** begin DATA BLOCK **
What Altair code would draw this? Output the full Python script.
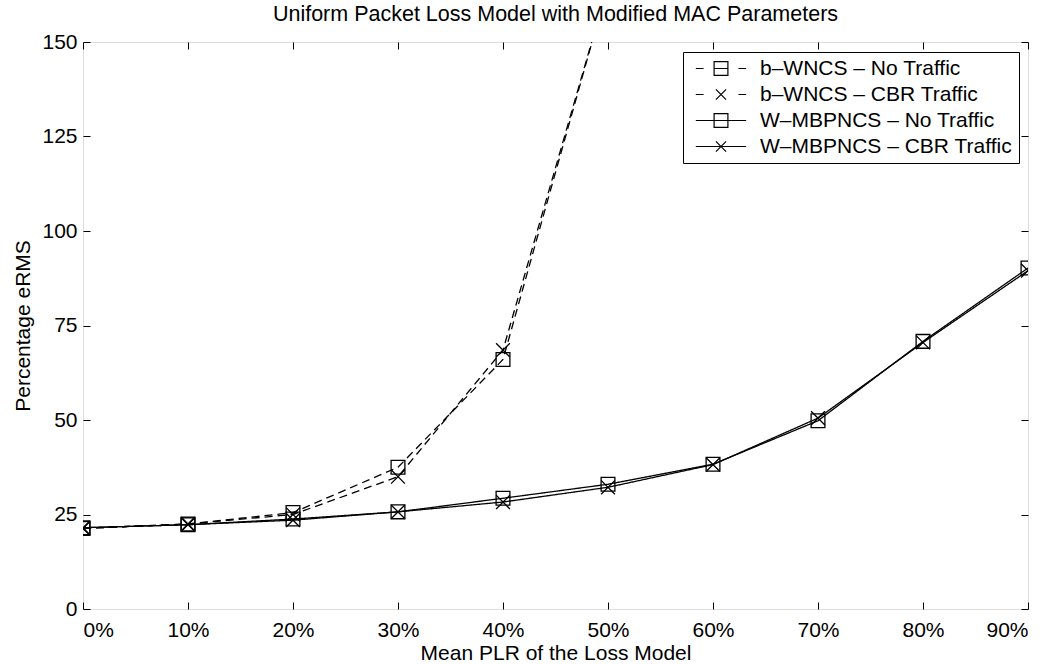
import altair as alt
import pandas as pd

# Mean packet loss ratio (%) on the x axis
plr = [0, 10, 20, 30, 40, 50, 60, 70, 80, 90]

# Percentage eRMS per scheme (b-WNCS leaves the axis range after 40%)
bwncs_no_traffic = [21.3, 22.5, 25.5, 37.5, 66.0, 165.0]
bwncs_cbr_traffic = [21.3, 22.5, 25.0, 35.0, 68.5, 165.0]
wmbpncs_no_traffic = [21.5, 22.3, 23.8, 25.7, 29.3, 33.0, 38.3, 49.8, 70.8, 90.2]
wmbpncs_cbr_traffic = [21.5, 22.3, 23.5, 25.7, 28.3, 32.2, 38.2, 50.5, 70.5, 89.5]

series_names = [
    "b–WNCS – No Traffic",
    "b–WNCS – CBR Traffic",
    "W–MBPNCS – No Traffic",
    "W–MBPNCS – CBR Traffic",
]
series_values = [bwncs_no_traffic, bwncs_cbr_traffic, wmbpncs_no_traffic, wmbpncs_cbr_traffic]
y_ticks = [0, 25, 50, 75, 100, 125, 150]

rows = []
for name, values in zip(series_names, series_values):
    for p, v in zip(plr, values):
        rows.append({"plr": p, "erms": v, "series": name})
df = pd.DataFrame(rows)

FONT = "Liberation Sans"
FS = 21
X_MARK = "M-1,-1L1,1M-1,1L1,-1"

# Legend glyphs: marker with the line (dashed or solid) running through it
SQ = "M-1.15,-1.15H1.15V1.15H-1.15Z"
XL = "M-0.85,-0.85L0.85,0.85M-0.85,0.85L0.85,-0.85"
DASH_ENDS = "M-4.2,0H-2.9M2.9,0H4.2"
SOLID = "M-4.2,0H4.2"
legend_paths = [SQ + DASH_ENDS + "M-1.15,0H1.15", XL + DASH_ENDS, SQ + SOLID, XL + SOLID]

x_scale = alt.Scale(domain=[0, 90], nice=False, zero=False)
y_scale = alt.Scale(domain=[0, 150], nice=False)

TICK = 7

# Axes: labelled axes on bottom/left, plus inward tick axes on all four sides
x_label_axis = alt.Axis(
    values=plr, labelExpr="datum.value + '%'", ticks=False, domain=False, grid=False,
    title="Mean PLR of the Loss Model", labelFontSize=FS, titleFontSize=FS,
    labelPadding=10, titlePadding=2, labelColor="black", titleColor="black",
    titleFontWeight="normal", labelFont=FONT, titleFont=FONT, orient="bottom",
)
y_label_axis = alt.Axis(
    values=y_ticks, ticks=False, domain=False, grid=False,
    title="Percentage eRMS", labelFontSize=FS, titleFontSize=FS,
    labelPadding=6, titlePadding=8, labelColor="black", titleColor="black",
    titleFontWeight="normal", labelFont=FONT, titleFont=FONT, orient="left",
)


def tick_axis(orient, values):
    return alt.Axis(
        values=values, orient=orient, offset=-TICK, tickSize=TICK, ticks=True,
        labels=False, domain=False, grid=False, title=None,
        tickColor="black", tickWidth=1,
    )


lines = alt.Chart(df).mark_line(color="black", strokeWidth=1.3, clip=True).encode(
    x=alt.X("plr:Q", scale=x_scale, axis=x_label_axis),
    y=alt.Y("erms:Q", scale=y_scale, axis=y_label_axis),
    detail="series:N",
    strokeDash=alt.StrokeDash(
        "series:N",
        scale=alt.Scale(domain=series_names, range=[[8, 5], [8, 5], [1, 0], [1, 0]]),
        legend=None,
    ),
)

points = alt.Chart(df).mark_point(
    color="black", filled=False, strokeWidth=1.3, size=190, clip=True, opacity=1
).encode(
    x=alt.X("plr:Q", scale=x_scale, axis=tick_axis("bottom", plr)),
    y=alt.Y("erms:Q", scale=y_scale, axis=tick_axis("left", y_ticks)),
    shape=alt.Shape(
        "series:N",
        scale=alt.Scale(domain=series_names, range=["square", X_MARK, "square", X_MARK]),
        legend=None,
    ),
)

legend_layer = alt.Chart(df).mark_point(
    color="black", filled=False, opacity=0, clip=True
).encode(
    x=alt.X("plr:Q", scale=x_scale, axis=tick_axis("top", plr)),
    y=alt.Y("erms:Q", scale=y_scale, axis=tick_axis("right", y_ticks)),
    shape=alt.Shape(
        "series:N",
        scale=alt.Scale(domain=series_names, range=legend_paths),
        legend=alt.Legend(
            title=None, orient="none", legendX=600, legendY=10,
            strokeColor="black", fillColor="white", padding=6,
            symbolSize=144, symbolOpacity=1, symbolStrokeColor="black",
            symbolStrokeWidth=1.2, symbolFillColor="transparent",
            symbolOffset=21.5, labelOffset=28.5,
            labelFontSize=FS, labelFont=FONT, labelColor="black",
            rowPadding=4, labelLimit=400,
        ),
    ),
)

chart = (
    alt.layer(lines, points, legend_layer)
    .resolve_scale(shape="independent", strokeDash="independent")
    .resolve_axis(x="independent", y="independent")
    .properties(
        width=945,
        height=567,
        title=alt.TitleParams(
            "Uniform Packet Loss Model with Modified MAC Parameters",
            fontSize=21.5, fontWeight="normal", font=FONT, color="black",
            anchor="middle", offset=6,
        ),
        autosize=alt.AutoSizeParams(type="none"),
        padding={"left": 83, "top": 42, "right": 26, "bottom": 55},
    )
    .configure_view(stroke="black", strokeWidth=1.2)
    .configure(background="white")
)

chart.save("out.html", embed_options={"renderer": "svg", "actions": False})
** end DATA BLOCK **
**WORK INSTRUCTIONS**
Repeat the lines exactly as they stand, from the opening line of the data through the line with "y_ticks = [0, 25, 50, 75, 100, 125, 150]". Pictures stay out of the copy.

**SOLUTION TO THE PROBLEM**
What Altair code would draw this? Output the full Python script.
import altair as alt
import pandas as pd

# Mean packet loss ratio (%) on the x axis
plr = [0, 10, 20, 30, 40, 50, 60, 70, 80, 90]

# Percentage eRMS per scheme (b-WNCS leaves the axis range after 40%)
bwncs_no_traffic = [21.3, 22.5, 25.5, 37.5, 66.0, 165.0]
bwncs_cbr_traffic = [21.3, 22.5, 25.0, 35.0, 68.5, 165.0]
wmbpncs_no_traffic = [21.5, 22.3, 23.8, 25.7, 29.3, 33.0, 38.3, 49.8, 70.8, 90.2]
wmbpncs_cbr_traffic = [21.5, 22.3, 23.5, 25.7, 28.3, 32.2, 38.2, 50.5, 70.5, 89.5]

series_names = [
    "b–WNCS – No Traffic",
    "b–WNCS – CBR Traffic",
    "W–MBPNCS – No Traffic",
    "W–MBPNCS – CBR Traffic",
]
series_values = [bwncs_no_traffic, bwncs_cbr_traffic, wmbpncs_no_traffic, wmbpncs_cbr_traffic]
y_ticks = [0, 25, 50, 75, 100, 125, 150]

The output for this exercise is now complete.